_What to do_: Comb through the entries for "matplotlib" and pull out each line that holds it.

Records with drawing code

____

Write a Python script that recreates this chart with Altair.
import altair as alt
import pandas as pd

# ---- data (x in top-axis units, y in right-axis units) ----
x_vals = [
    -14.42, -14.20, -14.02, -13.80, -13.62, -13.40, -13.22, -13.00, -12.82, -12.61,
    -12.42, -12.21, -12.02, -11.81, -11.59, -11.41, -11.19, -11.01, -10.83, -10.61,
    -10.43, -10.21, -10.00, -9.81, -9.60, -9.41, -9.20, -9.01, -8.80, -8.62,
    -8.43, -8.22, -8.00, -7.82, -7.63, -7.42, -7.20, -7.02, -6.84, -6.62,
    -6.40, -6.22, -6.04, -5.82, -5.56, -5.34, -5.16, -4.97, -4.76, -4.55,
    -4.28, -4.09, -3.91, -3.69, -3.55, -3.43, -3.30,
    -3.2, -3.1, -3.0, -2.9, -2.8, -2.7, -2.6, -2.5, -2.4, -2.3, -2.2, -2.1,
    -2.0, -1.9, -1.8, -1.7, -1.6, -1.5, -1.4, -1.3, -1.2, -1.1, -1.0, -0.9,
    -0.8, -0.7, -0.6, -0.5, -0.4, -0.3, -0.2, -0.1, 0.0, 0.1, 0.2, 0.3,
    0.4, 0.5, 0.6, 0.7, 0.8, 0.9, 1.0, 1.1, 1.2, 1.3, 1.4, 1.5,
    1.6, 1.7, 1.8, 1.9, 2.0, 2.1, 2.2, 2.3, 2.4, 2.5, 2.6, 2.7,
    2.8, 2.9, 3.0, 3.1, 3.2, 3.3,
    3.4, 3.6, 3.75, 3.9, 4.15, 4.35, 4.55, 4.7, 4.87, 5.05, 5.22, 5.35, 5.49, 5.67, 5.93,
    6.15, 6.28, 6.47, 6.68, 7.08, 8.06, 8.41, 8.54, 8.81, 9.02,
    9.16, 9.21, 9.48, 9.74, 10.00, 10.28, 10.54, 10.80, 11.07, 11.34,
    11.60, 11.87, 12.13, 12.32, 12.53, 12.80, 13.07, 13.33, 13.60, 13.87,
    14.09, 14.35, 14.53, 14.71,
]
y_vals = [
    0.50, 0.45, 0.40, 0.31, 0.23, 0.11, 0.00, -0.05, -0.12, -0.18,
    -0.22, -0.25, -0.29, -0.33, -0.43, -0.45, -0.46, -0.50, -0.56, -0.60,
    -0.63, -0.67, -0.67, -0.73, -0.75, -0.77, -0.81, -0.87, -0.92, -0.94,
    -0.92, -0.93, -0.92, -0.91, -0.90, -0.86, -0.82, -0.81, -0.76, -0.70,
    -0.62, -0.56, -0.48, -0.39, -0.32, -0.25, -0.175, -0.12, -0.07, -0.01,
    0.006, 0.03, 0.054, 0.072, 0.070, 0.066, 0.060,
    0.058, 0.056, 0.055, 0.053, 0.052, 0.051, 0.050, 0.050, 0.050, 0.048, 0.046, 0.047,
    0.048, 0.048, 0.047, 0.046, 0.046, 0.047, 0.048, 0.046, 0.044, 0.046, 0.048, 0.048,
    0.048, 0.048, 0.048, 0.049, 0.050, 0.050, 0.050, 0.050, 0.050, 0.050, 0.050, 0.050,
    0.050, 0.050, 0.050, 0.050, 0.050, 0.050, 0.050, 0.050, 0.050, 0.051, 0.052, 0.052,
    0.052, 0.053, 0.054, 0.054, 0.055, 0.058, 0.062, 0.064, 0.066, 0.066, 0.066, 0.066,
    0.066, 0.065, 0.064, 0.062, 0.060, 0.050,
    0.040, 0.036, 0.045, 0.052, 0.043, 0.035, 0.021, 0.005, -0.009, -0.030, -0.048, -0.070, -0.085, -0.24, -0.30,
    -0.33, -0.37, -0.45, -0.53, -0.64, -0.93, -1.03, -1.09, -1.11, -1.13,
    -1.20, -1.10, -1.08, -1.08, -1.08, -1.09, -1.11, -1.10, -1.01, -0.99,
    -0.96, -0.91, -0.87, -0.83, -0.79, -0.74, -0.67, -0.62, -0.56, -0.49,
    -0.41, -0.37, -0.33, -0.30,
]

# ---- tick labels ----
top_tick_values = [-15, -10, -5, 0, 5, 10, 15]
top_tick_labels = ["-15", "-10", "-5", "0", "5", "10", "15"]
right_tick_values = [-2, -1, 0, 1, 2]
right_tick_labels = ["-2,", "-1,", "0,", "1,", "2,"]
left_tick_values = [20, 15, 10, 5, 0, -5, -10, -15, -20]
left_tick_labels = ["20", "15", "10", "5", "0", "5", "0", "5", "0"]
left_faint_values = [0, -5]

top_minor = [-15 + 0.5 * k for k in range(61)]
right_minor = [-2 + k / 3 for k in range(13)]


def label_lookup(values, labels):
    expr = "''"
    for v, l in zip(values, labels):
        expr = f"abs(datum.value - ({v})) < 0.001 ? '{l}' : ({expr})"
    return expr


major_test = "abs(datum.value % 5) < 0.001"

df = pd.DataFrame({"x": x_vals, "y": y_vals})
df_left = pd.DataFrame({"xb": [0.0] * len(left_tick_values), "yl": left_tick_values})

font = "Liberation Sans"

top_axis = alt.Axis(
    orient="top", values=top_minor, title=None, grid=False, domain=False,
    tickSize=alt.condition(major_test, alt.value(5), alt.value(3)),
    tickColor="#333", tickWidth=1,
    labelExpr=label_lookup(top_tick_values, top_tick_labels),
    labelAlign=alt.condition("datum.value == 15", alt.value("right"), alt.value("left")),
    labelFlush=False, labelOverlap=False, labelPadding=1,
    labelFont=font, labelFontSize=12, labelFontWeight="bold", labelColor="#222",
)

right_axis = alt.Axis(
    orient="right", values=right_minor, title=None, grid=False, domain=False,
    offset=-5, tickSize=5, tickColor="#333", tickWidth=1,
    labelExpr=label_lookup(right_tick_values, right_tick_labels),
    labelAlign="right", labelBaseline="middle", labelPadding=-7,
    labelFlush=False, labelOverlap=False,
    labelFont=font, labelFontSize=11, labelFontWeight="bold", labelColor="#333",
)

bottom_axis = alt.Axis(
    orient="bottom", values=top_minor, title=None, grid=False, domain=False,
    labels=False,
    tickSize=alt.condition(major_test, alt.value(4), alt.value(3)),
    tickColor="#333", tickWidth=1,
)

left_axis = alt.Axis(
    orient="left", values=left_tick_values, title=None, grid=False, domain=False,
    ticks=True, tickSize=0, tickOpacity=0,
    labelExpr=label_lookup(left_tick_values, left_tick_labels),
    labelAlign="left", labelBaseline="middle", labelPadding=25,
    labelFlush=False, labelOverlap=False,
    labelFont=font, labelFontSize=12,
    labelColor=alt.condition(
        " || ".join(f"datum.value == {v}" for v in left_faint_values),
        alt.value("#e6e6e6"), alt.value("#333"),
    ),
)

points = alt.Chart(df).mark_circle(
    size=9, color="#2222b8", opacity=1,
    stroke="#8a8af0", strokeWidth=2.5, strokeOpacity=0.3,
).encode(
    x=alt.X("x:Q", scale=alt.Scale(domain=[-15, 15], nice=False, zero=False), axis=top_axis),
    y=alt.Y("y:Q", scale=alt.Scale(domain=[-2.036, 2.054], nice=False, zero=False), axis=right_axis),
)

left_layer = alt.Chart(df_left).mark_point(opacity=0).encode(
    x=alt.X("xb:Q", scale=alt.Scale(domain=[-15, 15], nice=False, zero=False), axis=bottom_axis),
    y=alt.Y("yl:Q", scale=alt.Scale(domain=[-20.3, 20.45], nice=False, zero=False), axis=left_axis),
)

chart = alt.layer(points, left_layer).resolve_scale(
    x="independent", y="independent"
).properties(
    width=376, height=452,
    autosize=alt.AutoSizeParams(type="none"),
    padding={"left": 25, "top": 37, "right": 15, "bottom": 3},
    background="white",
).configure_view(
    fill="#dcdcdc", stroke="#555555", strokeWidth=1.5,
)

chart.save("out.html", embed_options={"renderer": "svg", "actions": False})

____

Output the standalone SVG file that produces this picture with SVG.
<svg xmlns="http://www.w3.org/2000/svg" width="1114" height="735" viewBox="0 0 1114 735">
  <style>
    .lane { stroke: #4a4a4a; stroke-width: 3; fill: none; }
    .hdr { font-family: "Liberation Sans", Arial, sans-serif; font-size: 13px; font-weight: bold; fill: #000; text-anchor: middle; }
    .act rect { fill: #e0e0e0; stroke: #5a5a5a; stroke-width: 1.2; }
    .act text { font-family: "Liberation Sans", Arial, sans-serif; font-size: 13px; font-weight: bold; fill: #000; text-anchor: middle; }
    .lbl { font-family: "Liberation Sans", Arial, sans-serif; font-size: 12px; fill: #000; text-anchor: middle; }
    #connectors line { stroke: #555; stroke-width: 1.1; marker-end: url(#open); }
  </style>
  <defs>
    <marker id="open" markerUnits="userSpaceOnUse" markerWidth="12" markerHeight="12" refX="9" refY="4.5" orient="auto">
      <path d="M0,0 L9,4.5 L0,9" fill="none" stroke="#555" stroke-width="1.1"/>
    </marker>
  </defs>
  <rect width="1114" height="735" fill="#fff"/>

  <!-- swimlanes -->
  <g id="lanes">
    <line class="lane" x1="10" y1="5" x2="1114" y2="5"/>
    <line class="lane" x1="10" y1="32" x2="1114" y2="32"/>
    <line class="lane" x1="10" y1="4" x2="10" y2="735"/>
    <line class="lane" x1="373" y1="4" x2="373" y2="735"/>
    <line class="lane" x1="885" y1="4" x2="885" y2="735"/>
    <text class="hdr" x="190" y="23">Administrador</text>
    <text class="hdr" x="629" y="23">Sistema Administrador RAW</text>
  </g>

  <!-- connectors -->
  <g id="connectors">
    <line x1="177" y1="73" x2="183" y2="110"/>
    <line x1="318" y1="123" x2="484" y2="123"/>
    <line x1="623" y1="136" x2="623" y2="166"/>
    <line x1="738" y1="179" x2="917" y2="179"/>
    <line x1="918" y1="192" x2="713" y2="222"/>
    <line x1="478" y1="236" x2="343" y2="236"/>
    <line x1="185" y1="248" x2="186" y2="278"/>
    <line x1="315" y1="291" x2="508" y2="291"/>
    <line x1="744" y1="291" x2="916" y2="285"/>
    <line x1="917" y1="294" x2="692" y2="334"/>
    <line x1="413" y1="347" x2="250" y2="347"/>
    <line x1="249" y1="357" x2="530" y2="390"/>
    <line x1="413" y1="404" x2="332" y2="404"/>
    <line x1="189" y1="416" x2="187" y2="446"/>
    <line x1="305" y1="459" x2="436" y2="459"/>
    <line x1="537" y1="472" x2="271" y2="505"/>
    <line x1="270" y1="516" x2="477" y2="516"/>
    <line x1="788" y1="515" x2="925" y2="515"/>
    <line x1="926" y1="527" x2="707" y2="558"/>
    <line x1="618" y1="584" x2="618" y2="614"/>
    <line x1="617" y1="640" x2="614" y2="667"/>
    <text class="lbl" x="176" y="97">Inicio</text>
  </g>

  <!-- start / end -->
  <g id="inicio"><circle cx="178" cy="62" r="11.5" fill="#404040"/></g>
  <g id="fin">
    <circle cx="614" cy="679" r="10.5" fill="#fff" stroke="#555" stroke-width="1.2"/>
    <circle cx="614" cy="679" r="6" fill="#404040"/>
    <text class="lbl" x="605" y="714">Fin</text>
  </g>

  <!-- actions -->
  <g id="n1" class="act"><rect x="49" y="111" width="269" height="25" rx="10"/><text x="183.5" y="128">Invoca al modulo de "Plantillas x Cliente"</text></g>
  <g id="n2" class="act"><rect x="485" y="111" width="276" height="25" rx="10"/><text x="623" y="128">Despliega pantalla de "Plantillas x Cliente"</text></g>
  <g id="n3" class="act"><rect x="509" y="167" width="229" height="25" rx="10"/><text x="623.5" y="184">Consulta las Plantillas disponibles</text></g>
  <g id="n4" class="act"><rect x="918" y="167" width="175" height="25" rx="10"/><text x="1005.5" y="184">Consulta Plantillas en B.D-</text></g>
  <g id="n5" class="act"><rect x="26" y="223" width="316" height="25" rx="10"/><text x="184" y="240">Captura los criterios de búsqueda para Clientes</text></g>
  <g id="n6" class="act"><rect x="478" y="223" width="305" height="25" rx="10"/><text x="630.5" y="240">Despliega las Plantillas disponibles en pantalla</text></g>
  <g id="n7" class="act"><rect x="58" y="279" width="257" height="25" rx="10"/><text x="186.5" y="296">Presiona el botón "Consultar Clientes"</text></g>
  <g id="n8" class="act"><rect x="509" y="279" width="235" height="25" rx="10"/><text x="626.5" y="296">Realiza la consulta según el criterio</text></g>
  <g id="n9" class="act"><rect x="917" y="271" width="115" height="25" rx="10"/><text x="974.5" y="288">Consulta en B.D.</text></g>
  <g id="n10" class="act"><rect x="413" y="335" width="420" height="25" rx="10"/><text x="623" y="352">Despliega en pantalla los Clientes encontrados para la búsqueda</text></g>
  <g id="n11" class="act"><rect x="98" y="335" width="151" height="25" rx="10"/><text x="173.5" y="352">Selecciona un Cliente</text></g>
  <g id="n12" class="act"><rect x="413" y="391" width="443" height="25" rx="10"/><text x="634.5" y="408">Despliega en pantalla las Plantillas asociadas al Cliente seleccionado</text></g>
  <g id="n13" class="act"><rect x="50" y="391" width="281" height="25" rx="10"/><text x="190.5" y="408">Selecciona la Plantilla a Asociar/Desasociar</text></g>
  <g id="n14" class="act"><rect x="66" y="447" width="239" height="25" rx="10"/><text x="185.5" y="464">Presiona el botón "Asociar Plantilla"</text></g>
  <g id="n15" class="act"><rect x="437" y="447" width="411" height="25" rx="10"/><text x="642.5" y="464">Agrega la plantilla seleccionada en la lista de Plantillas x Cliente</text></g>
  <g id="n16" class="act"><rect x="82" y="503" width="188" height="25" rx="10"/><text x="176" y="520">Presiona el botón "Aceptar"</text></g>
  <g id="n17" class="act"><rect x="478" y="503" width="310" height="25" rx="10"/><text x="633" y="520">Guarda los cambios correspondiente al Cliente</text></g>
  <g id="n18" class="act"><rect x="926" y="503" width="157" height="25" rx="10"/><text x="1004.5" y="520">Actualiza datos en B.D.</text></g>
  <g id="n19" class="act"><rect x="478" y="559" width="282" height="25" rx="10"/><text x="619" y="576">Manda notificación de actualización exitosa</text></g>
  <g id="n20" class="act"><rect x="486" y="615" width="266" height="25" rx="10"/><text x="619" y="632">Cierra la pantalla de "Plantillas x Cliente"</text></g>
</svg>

____

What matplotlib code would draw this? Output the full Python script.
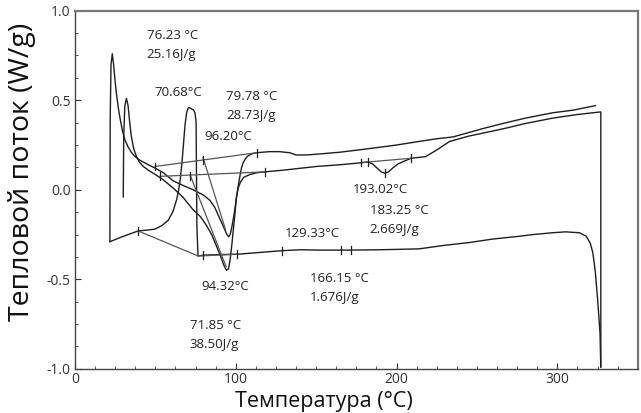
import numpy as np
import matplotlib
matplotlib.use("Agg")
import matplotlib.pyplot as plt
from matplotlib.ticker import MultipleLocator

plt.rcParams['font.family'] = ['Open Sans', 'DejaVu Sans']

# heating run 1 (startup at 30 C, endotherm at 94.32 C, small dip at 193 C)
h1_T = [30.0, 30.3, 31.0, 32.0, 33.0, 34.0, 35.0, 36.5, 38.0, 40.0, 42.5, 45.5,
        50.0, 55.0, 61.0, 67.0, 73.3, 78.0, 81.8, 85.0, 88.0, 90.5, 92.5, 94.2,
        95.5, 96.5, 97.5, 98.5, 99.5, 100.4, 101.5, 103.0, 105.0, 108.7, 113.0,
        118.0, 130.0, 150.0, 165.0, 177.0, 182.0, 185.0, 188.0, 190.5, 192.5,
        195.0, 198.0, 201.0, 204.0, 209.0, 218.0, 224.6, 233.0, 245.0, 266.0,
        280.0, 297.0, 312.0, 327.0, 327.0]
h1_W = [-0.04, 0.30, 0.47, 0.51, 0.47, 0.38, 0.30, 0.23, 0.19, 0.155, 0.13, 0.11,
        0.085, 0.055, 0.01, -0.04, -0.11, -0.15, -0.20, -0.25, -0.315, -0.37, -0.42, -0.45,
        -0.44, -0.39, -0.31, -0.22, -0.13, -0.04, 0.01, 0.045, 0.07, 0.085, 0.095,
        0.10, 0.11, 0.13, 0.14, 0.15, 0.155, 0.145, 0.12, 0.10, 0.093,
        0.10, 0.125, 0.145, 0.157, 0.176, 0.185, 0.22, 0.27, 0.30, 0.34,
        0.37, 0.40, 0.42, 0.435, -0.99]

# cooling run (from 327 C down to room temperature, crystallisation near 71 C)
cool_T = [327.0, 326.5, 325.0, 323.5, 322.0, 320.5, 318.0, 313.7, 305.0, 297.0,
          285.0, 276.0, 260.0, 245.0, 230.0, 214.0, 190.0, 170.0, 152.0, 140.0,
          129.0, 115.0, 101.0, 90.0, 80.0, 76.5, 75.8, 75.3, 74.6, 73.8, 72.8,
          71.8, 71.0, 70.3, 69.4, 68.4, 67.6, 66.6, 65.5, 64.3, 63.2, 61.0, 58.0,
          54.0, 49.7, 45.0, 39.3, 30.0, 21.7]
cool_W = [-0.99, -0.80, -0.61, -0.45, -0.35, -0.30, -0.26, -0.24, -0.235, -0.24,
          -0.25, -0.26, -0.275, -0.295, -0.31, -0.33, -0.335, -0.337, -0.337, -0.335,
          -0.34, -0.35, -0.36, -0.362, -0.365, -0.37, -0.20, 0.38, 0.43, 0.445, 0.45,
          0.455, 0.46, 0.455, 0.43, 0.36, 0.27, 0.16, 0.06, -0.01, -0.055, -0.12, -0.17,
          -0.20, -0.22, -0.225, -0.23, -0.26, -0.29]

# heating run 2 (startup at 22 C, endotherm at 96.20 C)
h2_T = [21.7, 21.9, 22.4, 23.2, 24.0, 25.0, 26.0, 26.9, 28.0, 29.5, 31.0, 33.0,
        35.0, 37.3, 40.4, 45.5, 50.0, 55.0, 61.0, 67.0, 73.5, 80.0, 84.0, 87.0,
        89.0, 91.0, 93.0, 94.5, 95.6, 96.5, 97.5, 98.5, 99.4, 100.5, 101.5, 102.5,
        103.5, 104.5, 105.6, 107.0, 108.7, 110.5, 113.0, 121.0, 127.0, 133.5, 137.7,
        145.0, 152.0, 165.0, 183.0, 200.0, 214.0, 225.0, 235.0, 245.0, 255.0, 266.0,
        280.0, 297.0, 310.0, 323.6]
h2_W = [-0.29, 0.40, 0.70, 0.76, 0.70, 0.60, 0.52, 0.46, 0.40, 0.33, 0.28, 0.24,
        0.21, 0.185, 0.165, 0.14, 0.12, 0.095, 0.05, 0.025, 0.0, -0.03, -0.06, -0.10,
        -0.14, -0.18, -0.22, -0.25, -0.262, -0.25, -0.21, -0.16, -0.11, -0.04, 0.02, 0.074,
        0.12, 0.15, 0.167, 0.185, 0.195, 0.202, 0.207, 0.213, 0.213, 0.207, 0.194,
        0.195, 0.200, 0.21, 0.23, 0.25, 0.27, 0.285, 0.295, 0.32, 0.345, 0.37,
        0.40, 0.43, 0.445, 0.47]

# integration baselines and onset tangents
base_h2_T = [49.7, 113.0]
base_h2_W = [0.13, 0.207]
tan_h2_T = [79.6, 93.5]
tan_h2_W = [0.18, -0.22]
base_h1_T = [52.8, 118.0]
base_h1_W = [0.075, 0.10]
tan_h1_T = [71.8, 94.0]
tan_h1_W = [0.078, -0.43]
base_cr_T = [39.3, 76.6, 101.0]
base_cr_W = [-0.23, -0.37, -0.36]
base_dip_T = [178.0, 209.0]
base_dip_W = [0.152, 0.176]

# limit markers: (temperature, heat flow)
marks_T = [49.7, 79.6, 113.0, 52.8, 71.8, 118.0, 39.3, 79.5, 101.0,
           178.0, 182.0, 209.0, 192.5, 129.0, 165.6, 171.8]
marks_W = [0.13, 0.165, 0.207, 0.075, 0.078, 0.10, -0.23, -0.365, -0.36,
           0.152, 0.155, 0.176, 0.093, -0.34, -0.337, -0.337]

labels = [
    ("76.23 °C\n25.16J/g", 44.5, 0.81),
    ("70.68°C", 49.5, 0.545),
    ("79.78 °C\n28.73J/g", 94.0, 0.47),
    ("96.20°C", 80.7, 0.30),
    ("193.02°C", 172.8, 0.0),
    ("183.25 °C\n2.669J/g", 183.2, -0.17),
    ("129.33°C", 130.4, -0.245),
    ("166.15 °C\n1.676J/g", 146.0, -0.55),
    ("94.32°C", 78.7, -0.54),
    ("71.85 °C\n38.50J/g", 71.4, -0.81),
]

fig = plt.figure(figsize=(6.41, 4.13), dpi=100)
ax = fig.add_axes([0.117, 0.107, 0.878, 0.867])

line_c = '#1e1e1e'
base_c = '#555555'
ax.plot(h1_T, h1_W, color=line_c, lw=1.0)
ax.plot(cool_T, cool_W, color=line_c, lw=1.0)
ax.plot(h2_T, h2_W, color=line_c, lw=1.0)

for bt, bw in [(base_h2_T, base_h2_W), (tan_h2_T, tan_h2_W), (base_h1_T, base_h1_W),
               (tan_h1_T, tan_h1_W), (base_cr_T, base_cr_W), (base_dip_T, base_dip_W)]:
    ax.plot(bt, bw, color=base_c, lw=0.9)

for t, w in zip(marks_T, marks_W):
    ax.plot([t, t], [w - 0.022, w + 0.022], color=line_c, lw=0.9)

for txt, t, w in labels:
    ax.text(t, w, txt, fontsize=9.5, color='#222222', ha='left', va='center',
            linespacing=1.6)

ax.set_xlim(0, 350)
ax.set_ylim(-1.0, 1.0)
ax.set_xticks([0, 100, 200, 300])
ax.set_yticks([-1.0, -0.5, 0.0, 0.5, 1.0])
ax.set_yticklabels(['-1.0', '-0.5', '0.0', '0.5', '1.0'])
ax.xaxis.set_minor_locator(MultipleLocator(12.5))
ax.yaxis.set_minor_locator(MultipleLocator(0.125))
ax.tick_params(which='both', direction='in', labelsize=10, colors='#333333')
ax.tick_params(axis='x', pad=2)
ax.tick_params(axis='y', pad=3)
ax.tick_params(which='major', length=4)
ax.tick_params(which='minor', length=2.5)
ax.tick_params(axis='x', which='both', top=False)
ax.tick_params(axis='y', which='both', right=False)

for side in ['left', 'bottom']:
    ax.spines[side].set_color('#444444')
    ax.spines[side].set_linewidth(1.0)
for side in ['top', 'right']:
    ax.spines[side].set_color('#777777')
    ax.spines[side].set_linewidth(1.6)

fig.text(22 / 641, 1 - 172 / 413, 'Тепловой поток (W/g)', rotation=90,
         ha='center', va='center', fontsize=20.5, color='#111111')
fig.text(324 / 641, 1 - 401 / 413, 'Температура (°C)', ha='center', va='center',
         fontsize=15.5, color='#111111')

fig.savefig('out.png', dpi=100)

____

_Exercise answer_:
What matplotlib code would draw this? Output the full Python script.
import matplotlib
matplotlib.use("Agg")
import matplotlib.pyplot as plt
from matplotlib.ticker import MultipleLocator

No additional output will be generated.